Puente de Arte: Racism in the Art Community will feature BIPOC artists and scholars — Elaina Brown-Spence, Cary Cordova, Tammie Rubin and Cherise Smith — sharing their experiences within the art community in Texas and beyond.
The event will be held online 5 to 6:30 p.m. Aug. 27. The last 30 minutes will be a Q&A with questions from the audieence.
Danielle Houtkooper, Mexic-Arte development coordinator, will serve as moderator.
See mexic-artemuseumevents.org/upcoming-events/2020/8/14/puente-de-arte-panel-discussion
- Elaina Brown-Spence is a printmaker & illustrator with over 10 years of creative experience. She received her bachelor’s degree in studio art with an emphasis in printmaking and minors in Japanese and Creative Writing, from Texas Christian University.
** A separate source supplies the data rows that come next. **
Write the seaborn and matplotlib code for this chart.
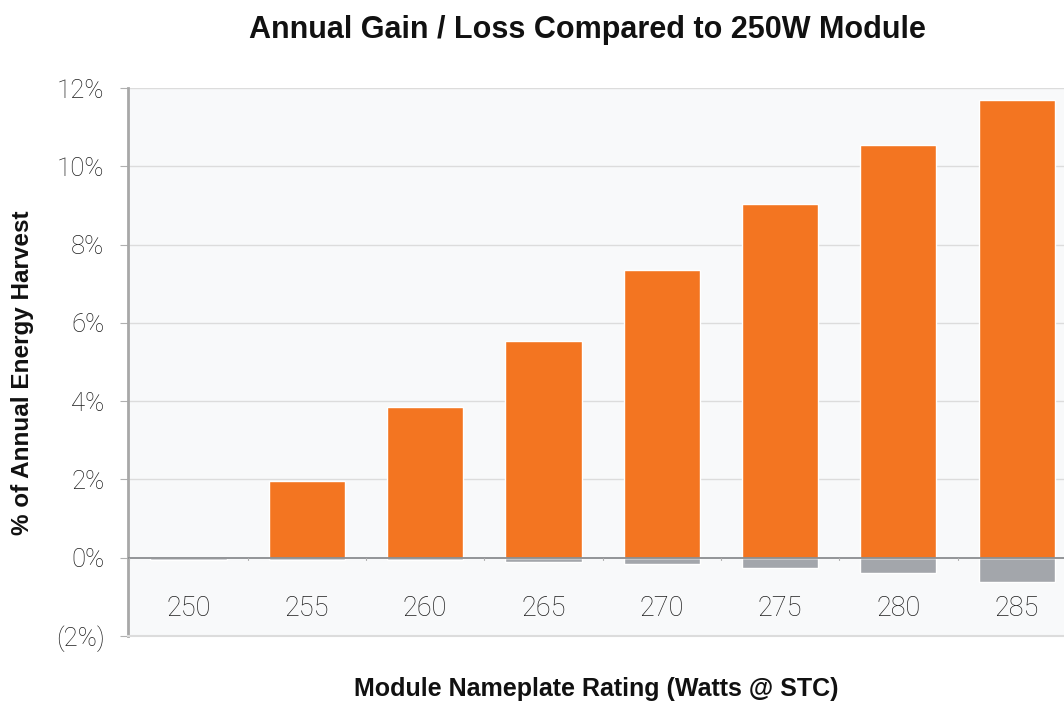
import matplotlib
matplotlib.use("Agg")
import matplotlib.pyplot as plt
import seaborn as sns
import pandas as pd

ratings = ["250", "255", "260", "265", "270", "275", "280", "285"]
gain = [0.0, 1.97, 3.85, 5.54, 7.35, 9.04, 10.54, 11.69]
loss = [-0.07, -0.07, -0.07, -0.10, -0.15, -0.26, -0.38, -0.61]
yticks = [-2, 0, 2, 4, 6, 8, 10, 12]
ytick_labels = ["(2%)", "0%", "2%", "4%", "6%", "8%", "10%", "12%"]

sns.set_theme(style="white")
plt.rcParams["font.family"] = ["Liberation Sans", "DejaVu Sans"]

fig = plt.figure(figsize=(10.64, 7.03), dpi=100)
ax = fig.add_axes([0.1203, 0.0953, 0.8797, 0.7795])
ax.set_facecolor("#f8f9fa")

df = pd.DataFrame({"rating": ratings, "gain": gain, "loss": loss})
sns.barplot(data=df, x="rating", y="loss", order=ratings, color="#a3a6ab",
            width=0.645, saturation=1, ax=ax, zorder=3)
sns.barplot(data=df, x="rating", y="gain", order=ratings, color="#f37521",
            width=0.645, saturation=1, ax=ax, zorder=3)

ax.set_ylim(-2, 12)
ax.set_xlim(-0.51, 7.4)
ax.set_yticks(yticks)
ax.set_yticklabels(ytick_labels, fontsize=18.5, color="#1e1e1e", fontfamily="Roboto", fontweight="light")
for y in yticks:
    if y == 0:
        ax.axhline(0, color="#8a8c8f", lw=1.3, zorder=4)
    elif y > -2:
        ax.axhline(y, color="#dcdcdc", lw=1.0, zorder=1)
ax.set_xticks([])
for i, r in enumerate(ratings):
    ax.text(i, -1.3, r, ha="center", va="center", fontsize=19.5, color="#1e1e1e",
            fontfamily="Roboto", fontweight="light")
    ax.plot([i - 0.5, i - 0.5], [0, -0.06], color="#b0b0b0", lw=0.8, zorder=4)

ax.tick_params(axis="y", which="both", left=True, length=6, width=0.8, color="#b0b0b0", pad=11)
for s in ["top", "right"]:
    ax.spines[s].set_visible(False)
ax.spines["left"].set_color("#a8a8a8")
ax.spines["left"].set_linewidth(2)
ax.spines["bottom"].set_color("#dcdcdc")
ax.spines["bottom"].set_linewidth(1.5)
ax.axhline(12, color="#dcdcdc", lw=1.2, zorder=1)

ax.set_xlabel("")
ax.set_ylabel("")
fig.text(0.552, 0.957, "Annual Gain / Loss Compared to 250W Module", ha="center", va="center",
         fontsize=22, fontweight="bold", color="#111111")
fig.text(0.560, 0.020, "Module Nameplate Rating (Watts @ STC)", ha="center", va="center",
         fontsize=18, fontweight="bold", color="#111111")
fig.text(0.021, 0.47, "% of Annual Energy Harvest", ha="center", va="center", rotation=90,
         fontsize=17.5, fontweight="bold", color="#111111")

fig.savefig("out.png", dpi=100, facecolor="white")
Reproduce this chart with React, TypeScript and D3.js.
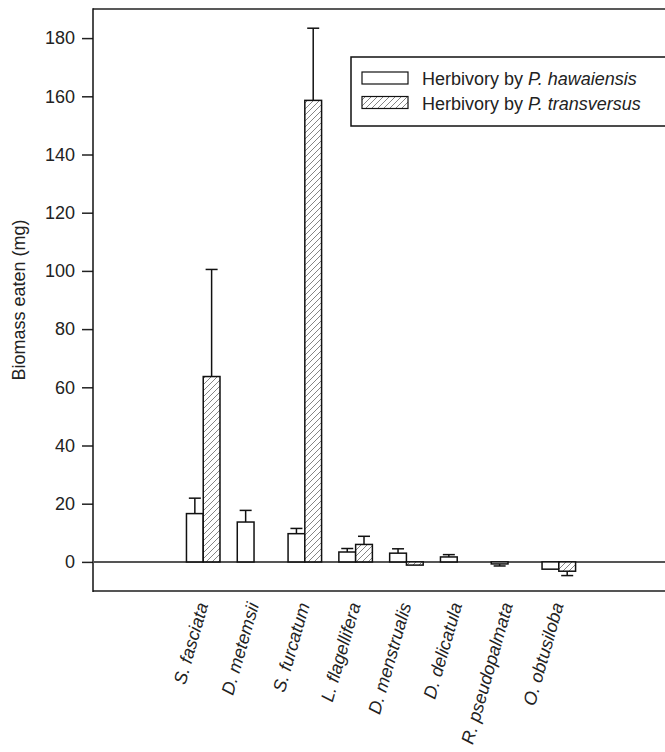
import React, { useRef, useEffect } from 'react';
import * as d3 from 'd3';

const species = [
  'S. fasciata',
  'D. metemsii',
  'S. furcatum',
  'L. flagellifera',
  'D. menstrualis',
  'D. delicatula',
  'R. pseudopalmata',
  'O. obtusiloba',
];
const hawaiensis = [16.6, 13.7, 9.7, 3.4, 3.0, 1.7, -0.7, -2.5];
const hawaiensisErr = [5.3, 4.0, 1.8, 1.2, 1.5, 0.8, 0.7, 0];
const transversus = [63.7, 0, 158.6, 6.0, -1.1, 0, 0, -3.2];
const transversusErr = [36.8, 0, 24.8, 2.8, 0, 0, 0, 1.5];
const yTicks = [0, 20, 40, 60, 80, 100, 120, 140, 160, 180];

const W = 665;
const H = 752;
const margin = { left: 93, top: 9, right: -1, bottom: 161 };
const FONT = '"Liberation Sans", Arial, sans-serif';

function App() {
  const svgRef = useRef(null);

  useEffect(() => {
    const svg = d3.select(svgRef.current);
    svg.selectAll('*').remove();

    const x0 = margin.left;
    const x1 = W - margin.right;
    const y0 = margin.top;
    const y1 = H - margin.bottom;

    // index scale: groups sit at integer positions
    const xScale = d3.scaleLinear().domain([-2.17, 9.11]).range([x0, x1]);
    const yScale = d3.scaleLinear().domain([-10, 190]).range([y1, y0]);
    const step = xScale(1) - xScale(0);
    const bw = step * 0.33;

    const defs = svg.append('defs');
    const pat = defs
      .append('pattern')
      .attr('id', 'hatch')
      .attr('patternUnits', 'userSpaceOnUse')
      .attr('width', 6)
      .attr('height', 6);
    pat.append('rect').attr('width', 6).attr('height', 6).attr('fill', '#fff');
    pat
      .append('path')
      .attr('d', 'M-1,1 l2,-2 M0,6 l6,-6 M5,7 l2,-2')
      .attr('stroke', '#666')
      .attr('stroke-width', 0.8);

    // frame
    svg
      .append('line')
      .attr('x1', x0).attr('x2', x1 + 2)
      .attr('y1', y0).attr('y2', y0)
      .attr('stroke', '#222').attr('stroke-width', 1.5);
    svg
      .append('line')
      .attr('x1', x0).attr('x2', x1 + 2)
      .attr('y1', y1).attr('y2', y1)
      .attr('stroke', '#555').attr('stroke-width', 2);

    // y axis
    const yAxis = d3.axisLeft(yScale).tickValues(yTicks).tickSize(11).tickPadding(7);
    const yg = svg.append('g').attr('transform', `translate(${x0},0)`).call(yAxis);
    yg.select('.domain').remove();
    yg.selectAll('line').attr('stroke', '#222').attr('stroke-width', 1.5);
    yg.selectAll('text')
      .attr('font-family', FONT)
      .attr('font-size', 18)
      .attr('fill', '#222');
    svg
      .append('line')
      .attr('x1', x0).attr('x2', x0)
      .attr('y1', y0 - 0.75).attr('y2', y1 + 1)
      .attr('stroke', '#111').attr('stroke-width', 1.5);

    // zero line
    svg
      .append('line')
      .attr('x1', x0).attr('x2', x1 + 2)
      .attr('y1', yScale(0)).attr('y2', yScale(0))
      .attr('stroke', '#555').attr('stroke-width', 2);

    const series = [
      { values: hawaiensis, errs: hawaiensisErr, fill: '#fff', off: -bw },
      { values: transversus, errs: transversusErr, fill: 'url(#hatch)', off: 0 },
    ];

    series.forEach((s) => {
      const g = svg.append('g');
      // error bars
      s.values.forEach((v, i) => {
        const e = s.errs[i];
        if (!e) return;
        const cx = xScale(i) + s.off + bw / 2;
        const yEnd = v >= 0 ? yScale(v + e) : yScale(v - e);
        g.append('line')
          .attr('x1', cx).attr('x2', cx)
          .attr('y1', yScale(v)).attr('y2', yEnd)
          .attr('stroke', '#111').attr('stroke-width', 1.5);
        g.append('line')
          .attr('x1', cx - 6).attr('x2', cx + 6)
          .attr('y1', yEnd).attr('y2', yEnd)
          .attr('stroke', '#111').attr('stroke-width', 1.5);
      });
      g.selectAll('rect')
        .data(s.values)
        .enter()
        .append('rect')
        .attr('x', (d, i) => xScale(i) + s.off)
        .attr('y', (d) => yScale(Math.max(d, 0)))
        .attr('width', bw)
        .attr('height', (d) => Math.abs(yScale(d) - yScale(0)))
        .attr('fill', s.fill)
        .attr('stroke', '#111')
        .attr('stroke-width', 1.5);
    });

    // category labels
    svg
      .append('g')
      .selectAll('text')
      .data(species)
      .enter()
      .append('text')
      .attr('transform', (d, i) => `translate(${xScale(i) - 1},${y1 + 12}) rotate(-74)`)
      .attr('text-anchor', 'end')
      .attr('dy', '0.35em')
      .attr('font-family', FONT)
      .attr('font-size', 18)
      .attr('font-style', 'italic')
      .attr('fill', '#222')
      .text((d) => d);

    // y title
    svg
      .append('text')
      .attr('transform', `translate(25,${(y0 + y1) / 2}) rotate(-90)`)
      .attr('text-anchor', 'middle')
      .attr('font-family', FONT)
      .attr('font-size', 18)
      .attr('fill', '#222')
      .text('Biomass eaten (mg)');

    // legend
    const lg = svg.append('g');
    lg.append('rect')
      .attr('x', 351).attr('y', 57)
      .attr('width', 340).attr('height', 69)
      .attr('fill', '#fff')
      .attr('stroke', '#111').attr('stroke-width', 1.5);
    const items = [
      { name: 'P. hawaiensis', fill: '#fff' },
      { name: 'P. transversus', fill: 'url(#hatch)' },
    ];
    items.forEach((it, k) => {
      const yy = 72 + k * 24.5;
      lg.append('rect')
        .attr('x', 362).attr('y', yy)
        .attr('width', 46).attr('height', 12)
        .attr('fill', it.fill)
        .attr('stroke', '#111').attr('stroke-width', 1.2);
      const t = lg.append('text')
        .attr('x', 422).attr('y', yy + 13)
        .attr('font-family', FONT)
        .attr('font-size', 18)
        .attr('fill', '#222');
      t.append('tspan').text('Herbivory by ');
      t.append('tspan').attr('font-style', 'italic').text(it.name);
    });
  }, []);

  return (
    <svg
      ref={svgRef}
      width={W}
      height={H}
      style={{ position: 'absolute', left: 0, top: 0, background: '#fff' }}
    />
  );
}

export default App;
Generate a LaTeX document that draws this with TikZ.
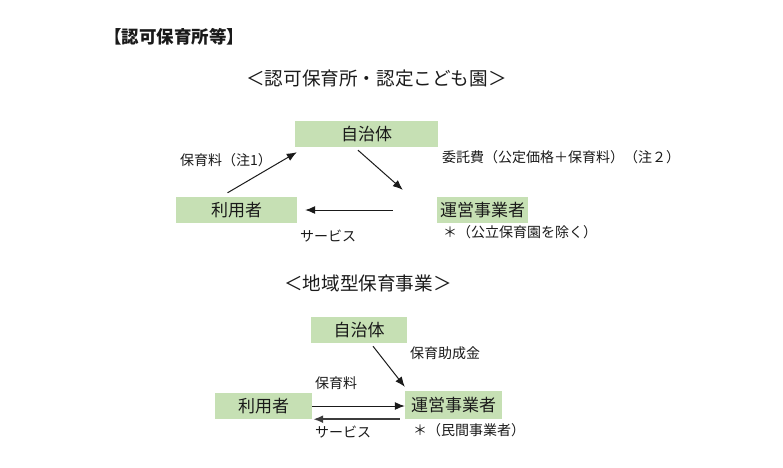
\documentclass[tikz,border=0pt]{standalone}
\usepackage{fontspec}
\setmainfont{Noto Sans CJK JP}
\usetikzlibrary{arrows.meta,calc}
\definecolor{boxgreen}{HTML}{C6E0B4}
\definecolor{txt}{HTML}{1A1A1A}
\begin{document}
\begin{tikzpicture}[x=1pt,y=-1pt,
  box/.style={fill=boxgreen,draw=none,inner sep=0pt,minimum height=26pt,text=txt,font=\fontsize{17}{17}\selectfont},
  lbl/.style={inner sep=0pt,text=txt,font=\fontsize{14}{14}\selectfont},
  arr/.style={line width=1pt,draw=txt,-{Latex[length=10pt,width=8pt]}},
  arrthick/.style={line width=1.8pt,draw=txt!85,-{Latex[length=10pt,width=8pt]}}]
\useasboundingbox (0,0) rectangle (783,467);
\node[anchor=west,inner sep=0pt,font=\fontsize{17.5}{17.5}\selectfont\bfseries,text=txt] (title) at (104,37) {【認可保育所等】};
\node[anchor=west,inner sep=0pt,font=\fontsize{18.6}{18.6}\selectfont,text=txt] (sub1) at (246,78) {＜認可保育所・認定こども園＞};
% top diagram
\node[box,minimum width=143pt] (jichi1) at (366.5,134) {自治体};
\node[box,minimum width=121pt] (riyo1) at (236.5,210) {利用者};
\node[box,minimum width=91pt] (unei1) at (482.5,210) {運営事業者};
\node[lbl,anchor=west] (l1) at (180,160) {保育料（注1）};
\node[lbl,anchor=west] (l2) at (442,157) {委託費（公定価格＋保育料）（注２）};
\node[lbl,anchor=west] (l3) at (300,236) {サービス};
\node[lbl,anchor=west] (l4) at (443,232) {＊（公立保育園を除く）};
\draw[arr] ([shift={(-9,-4)}]riyo1.north) -- ([shift={(2,5)}]jichi1.south west);
\draw[arr] ([shift={(-8.5,3)}]jichi1.south) -- ([shift={(-34,-7)}]unei1.north west);
\draw[arr] ([shift={(-44,0)}]unei1.west) -- ([shift={(8,0)}]riyo1.east);
% bottom diagram
\node[anchor=west,inner sep=0pt,font=\fontsize{18.6}{18.6}\selectfont,text=txt] (sub2) at (284,283) {＜地域型保育事業＞};
\node[box,minimum width=96pt] (jichi2) at (359,330) {自治体};
\node[box,minimum width=97pt] (riyo2) at (263.5,406) {利用者};
\node[box,minimum width=97pt,minimum height=28pt] (unei2) at (453.5,405) {運営事業者};
\node[lbl,anchor=west] (m1) at (410,353) {保育助成金};
\node[lbl,anchor=west] (m2) at (315,383) {保育料};
\node[lbl,anchor=west] (m3) at (315,432) {サービス};
\node[lbl,anchor=west] (m4) at (413,430) {＊（民間事業者）};
\draw[arr] ([shift={(14,3)}]jichi2.south) -- ([shift={(0,-4)}]unei2.north west);
\draw[arr] (riyo2.east) -- (riyo2.east -| unei2.west);
\draw[arrthick] ([shift={(-5,0)}]unei2.south west) -- ([shift={(1,0)}]riyo2.south east);
\end{tikzpicture}
\end{document}
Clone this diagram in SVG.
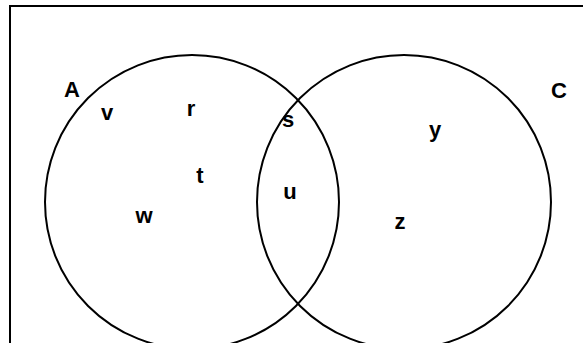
<svg xmlns="http://www.w3.org/2000/svg" width="583" height="343" viewBox="0 0 583 343">
<style>
.set{fill:none;stroke:#000;stroke-width:2}
.lbl{font-family:"Liberation Sans",Arial,sans-serif;font-weight:bold;font-size:22px;fill:#000;text-anchor:middle}
</style>
<rect width="583" height="343" fill="#fff"/>
<path d="M10,343 V6 H583" fill="none" stroke="#000" stroke-width="2"/>
<g id="setA">
<circle class="set" cx="192" cy="202" r="147"/>
<text class="lbl" x="72" y="97">A</text>
</g>
<g id="setC">
<circle class="set" cx="404" cy="202" r="147"/>
<text class="lbl" x="559" y="98">C</text>
</g>
<g id="elements">
<text class="lbl" x="107" y="120">v</text>
<text class="lbl" x="191" y="116">r</text>
<text class="lbl" x="288" y="127">s</text>
<text class="lbl" x="200" y="183">t</text>
<text class="lbl" x="144" y="223">w</text>
<text class="lbl" x="290" y="199">u</text>
<text class="lbl" x="400" y="229">z</text>
<text class="lbl" x="435" y="137">y</text>
</g>
</svg>
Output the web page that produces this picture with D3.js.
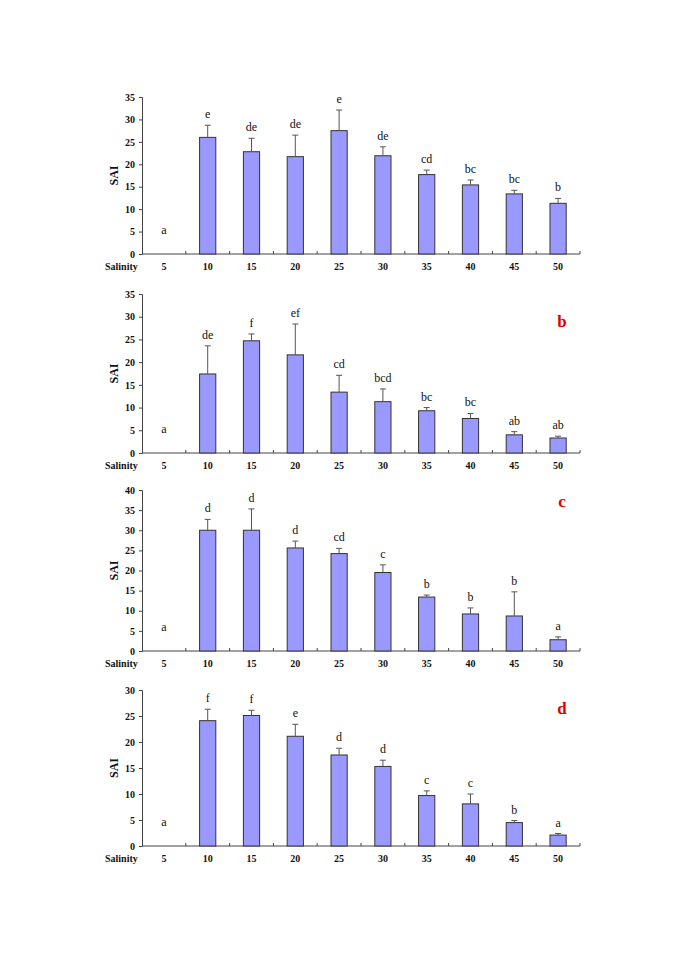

In 2019, Elaina began her studies at the University of the Arts in Philadelphia to pursue her MFA in Book Arts and Printmaking.
- Cary Cordova, associate professor in American Studies at the University of Texas, who specializes in Latino/Latina/Latinx cultural production. Cordova is the author of “The Heart of the Mission: Latino Art and Politics in San Francisco” (University of Pennsylvania Press, 2017).
- Tammie Rubin, visual artist and associate professor of ceramics and sculpture at St. Edward’s University. Rubin has exhibited with recent shows at Women & Their Work, The Houston Center for Contemporary Craft, The South Dallas Cultural Center, and The Carver Museum. Rubin founded Black Mountain Project along with fellow Austin-based artists Adrian Aguilera and Betelhem Makonnen, and she is a member of ICOSA Collective, a non-profit cooperative gallery. Rubin is chair of the City of Austin’s Cultural Arts Division Art in Public Places Panel.
- Cherise Smith is chair of the African and African Diaspora Studies Department and professor of African & African Diaspora Studies and Art History. She specializes in American art after 1945, especially as it intersects with the politics of identity, race, and gender. Smith is also executive director of the Art Galleries at Black Studies where she spearheads the Black Studies’ Art and Archive Initiative. Her books include “Michael Ray Charles: Studies in Blackness” (University of Texas Press, 2020) and “Enacting Others: Politics of Identity in Eleanor Antin, Nikki S. Lee, Adrian Piper, and Anna Deavere Smith” (Duke University Press, 2011).